I'm looking at the Foxfire books as a start. But need to branch out for TEOTWAWKI. How do you recognize metals in their natural state, how do you tan hides, etc.
A simple thing that I also picked up on was watches. One character had a kinetic self winding watch instead of one relying on batteries, not a bad idea to pick up on my next watch purchase.
It's a great series....
Been reading for sometime now. Some books are better than others.
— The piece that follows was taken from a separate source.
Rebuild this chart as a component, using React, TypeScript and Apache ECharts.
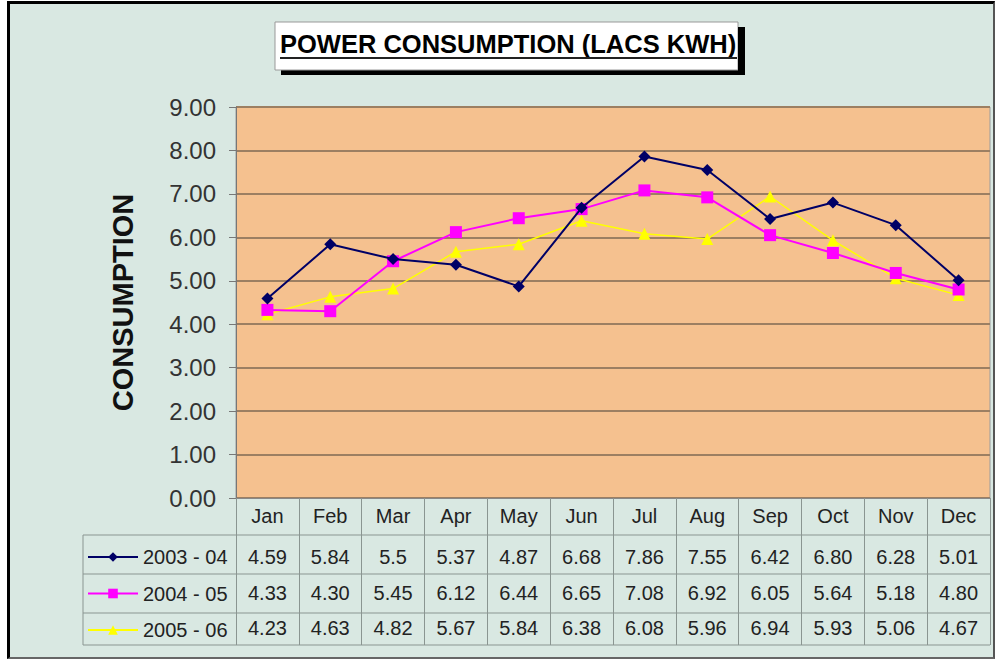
import React, { useEffect, useRef } from "react";
import * as echarts from "echarts";

const FONT = "'Liberation Sans', Arial, sans-serif";

const months = ["Jan", "Feb", "Mar", "Apr", "May", "Jun", "Jul", "Aug", "Sep", "Oct", "Nov", "Dec"];
const seriesNames = ["2003 - 04", "2004 - 05", "2005 - 06"];
const s0304 = ["4.59", "5.84", "5.5", "5.37", "4.87", "6.68", "7.86", "7.55", "6.42", "6.80", "6.28", "5.01"];
const s0405 = ["4.33", "4.30", "5.45", "6.12", "6.44", "6.65", "7.08", "6.92", "6.05", "5.64", "5.18", "4.80"];
const s0506 = ["4.23", "4.63", "4.82", "5.67", "5.84", "6.38", "6.08", "5.96", "6.94", "5.93", "5.06", "4.67"];
const yMin = 0;
const yMax = 9;
const yInterval = 1;

const colors = ["#000066", "#ff00ff", "#ffff00"];
const symbols = ["diamond", "rect", "triangle"];
const symbolSizes = [12, 12, 12];

export default function App() {
  const ref = useRef<HTMLDivElement>(null);
  useEffect(() => {
    const chart = echarts.init(ref.current!, null, { renderer: "svg" });
    const rows = [s0304, s0405, s0506];
    const rowOffsets = [41, 77, 112];
    const rowAxis = (labels: string[], offset: number) => ({
      type: "category",
      gridIndex: 0,
      position: "bottom",
      offset,
      data: labels,
      boundaryGap: true,
      axisLine: { show: false },
      axisTick: { show: false },
      splitLine: { show: false },
      axisLabel: { interval: 0, margin: 8, fontSize: 20, color: "#222", fontFamily: FONT },
    });
    const tableLine = "#8a9591";
    const option: any = {
      animation: false,
      backgroundColor: "transparent",
      grid: {
        left: 236,
        right: 5,
        top: 107,
        bottom: 162,
        show: true,
        backgroundColor: "#f5c18f",
        borderColor: "#9a9a9a",
        borderWidth: 1,
      },
      legend: {
        orient: "vertical",
        left: 87,
        top: 547,
        padding: 0,
        itemWidth: 50,
        itemHeight: 12,
        itemGap: 16.5,
        data: seriesNames,
        textStyle: { fontSize: 20, color: "#222", fontFamily: FONT },
      },
      xAxis: [
        {
          type: "category",
          data: months,
          boundaryGap: true,
          axisLine: { show: true, lineStyle: { color: "#888", width: 1 } },
          axisTick: { show: true, interval: 0, length: 147, lineStyle: { color: tableLine, width: 1 } },
          axisLabel: { interval: 0, margin: 8, fontSize: 20, color: "#222", fontFamily: FONT },
          splitLine: { show: false },
        },
        ...rows.map((r, i) => rowAxis(r, rowOffsets[i])),
      ],
      yAxis: {
        type: "value",
        min: yMin,
        max: yMax,
        interval: yInterval,
        name: "CONSUMPTION",
        nameLocation: "middle",
        nameRotate: 90,
        nameGap: 99,
        nameTextStyle: { fontSize: 29, fontWeight: "bold", color: "#111", fontFamily: FONT },
        axisLine: { show: true, lineStyle: { color: "#777", width: 1 } },
        axisTick: { show: true, length: 7, lineStyle: { color: "#777" } },
        axisLabel: {
          fontSize: 24,
          color: "#333",
          fontFamily: FONT,
          margin: 20,
          formatter: (v: number) => v.toFixed(2),
        },
        splitLine: { show: true, lineStyle: { color: "#9c7f62", width: 2 } },
      },
      series: rows.map((r, i) => ({
        name: seriesNames[i],
        type: "line",
        xAxisIndex: 0,
        data: r.map((s) => parseFloat(s)),
        symbol: symbols[i],
        symbolSize: symbolSizes[i],
        showAllSymbol: true,
        lineStyle: { color: colors[i], width: i === 2 ? 1.5 : 2 },
        itemStyle: { color: colors[i] },
        z: 3 - i + 2,
      })),
      graphic: [
        { type: "rect", shape: { x: 281, y: 27, width: 464, height: 48 }, style: { fill: "#000" } },
        { type: "rect", shape: { x: 275, y: 22, width: 463, height: 48 }, style: { fill: "#fff", stroke: "#999", lineWidth: 1 } },
        {
          type: "text",
          style: {
            text: "POWER CONSUMPTION (LACS KWH)",
            x: 280,
            y: 44,
            align: "left",
            verticalAlign: "middle",
            font: "bold 25.5px 'Liberation Sans', Arial, sans-serif",
            fill: "#000",
          },
        },
        { type: "line", shape: { x1: 280, y1: 58, x2: 737, y2: 58 }, style: { stroke: "#222", lineWidth: 2 } },
        { type: "rect", shape: { x: 738, y: 27, width: 7, height: 48 }, style: { fill: "#000" } },
        { type: "line", shape: { x1: 83, y1: 535, x2: 990, y2: 535 }, style: { stroke: tableLine, lineWidth: 1 } },
        { type: "line", shape: { x1: 83, y1: 574, x2: 990, y2: 574 }, style: { stroke: tableLine, lineWidth: 1 } },
        { type: "line", shape: { x1: 83, y1: 613, x2: 990, y2: 613 }, style: { stroke: tableLine, lineWidth: 1 } },
        { type: "line", shape: { x1: 83, y1: 645, x2: 990, y2: 645 }, style: { stroke: tableLine, lineWidth: 1 } },
        { type: "line", shape: { x1: 83, y1: 535, x2: 83, y2: 645 }, style: { stroke: tableLine, lineWidth: 1 } },
      ],
    };
    chart.setOption(option);
    return () => chart.dispose();
  }, []);
  return (
    <div style={{ position: "fixed", left: 0, top: 0, width: 995, height: 660, background: "#fff" }}>
      <div
        style={{
          position: "absolute",
          left: 7,
          top: 1,
          width: 983,
          height: 653,
          background: "#d9e8e2",
          borderLeft: "3px solid #000",
          borderTop: "3px solid #000",
          borderRight: "2px solid #555",
          borderBottom: "2px solid #666",
        }}
      />
      <div ref={ref} style={{ position: "absolute", left: 0, top: 0, width: 995, height: 660 }} />
    </div>
  );
}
A couple of really cool things about the series is that Eric Flint opened it up to amateur writers thru his Grantville Gazette e-books and later best of print books.
Also, Baen (the publisher) has been really cool with a number of the hard covers containing CDs with the full works of older books in the series and by the authors in PDF version.
Lastly, you might also want to check out another series by the same author entitled 1812 which is an alternate history of the U.S. pre-civil war.
http://www.amazon.com/1632-Assiti-Shards-Eric-Flint/dp/0671319728/ref=pd_bbs_sr_1?ie=UTF8&s=books&qid=1222356715&sr=1-1
The series is oft fun and light-hearted, but also a great historical education. I have constantly found myself going to Wikipedia to look up various characters and read up on their actual histories.
***
As I always like to put forth to people. "Could you make a drinking cup?" From scratch, not using some left-over remains of equipment we have. But how would you make a drinking cup. Okay, so you'll make a wood one. How do you cut the tree, carve it, treat it, etc?
Most people discover just how stupid we really are. We've become so diversified and focused that we've almost lost the basic essentials.
Another approach is Leo Frankowski's "Crosstime Engineer" - an American educated Polish engineer, on solo holiday in back-country modern Poland, gets drunk, wakes up alone with backpack in 13th Century Poland up in the mountains - 10 years before the Huns overrun Poland and much of the rest of Europe.
Often amusing, Contrad keeps falling down and coming up smelling of roses. In one drunken evening of explaining socialism to a tavern owner, he inadvertently buys the tavern and turns it into what becomes a bunny club/cookware store/post office chain. Conrad struggles to get gunpowder invented, while keeping knowledge of gunpowder a secret.
A fun series. And some interesting thoughts about technology, wind power, and how to bootstrap a culture.
I didn't know this was part of a series. I'll have to check out Flint and Frankowski.
This reminds me of High Crusade by (I think) L. Sprague De Kamp, in which a band of Norman knights believably!) get the better of a whole civilization of inter-stellar-travelling-ray-gun-toting extraterrestrials.
Oh great - like how much user-interface design work am I ever gonna get in 1632? I'm hosed. Maybe I can draw political cartoons.
But sheesh, you make a drinking cup out of the skull of your enemy! Get down with the Fijiian Islanders, bro!
Now that I think of it, if you were a stoner locksmith/gunsmith you'd come up with a Babbage calculating machine and then with the LSD part invent UNIX - as they say at Slashdot, only two things came out of Berkeley in the 60's...
The thing that strikes me is how different the scenario would be if the starting time were set in, say, 2007. More laptops, everyone has cellphones - both good for better battery tech and communication. Also, there might be more solar and wind tech. Interesting how much things change in 10-15 years.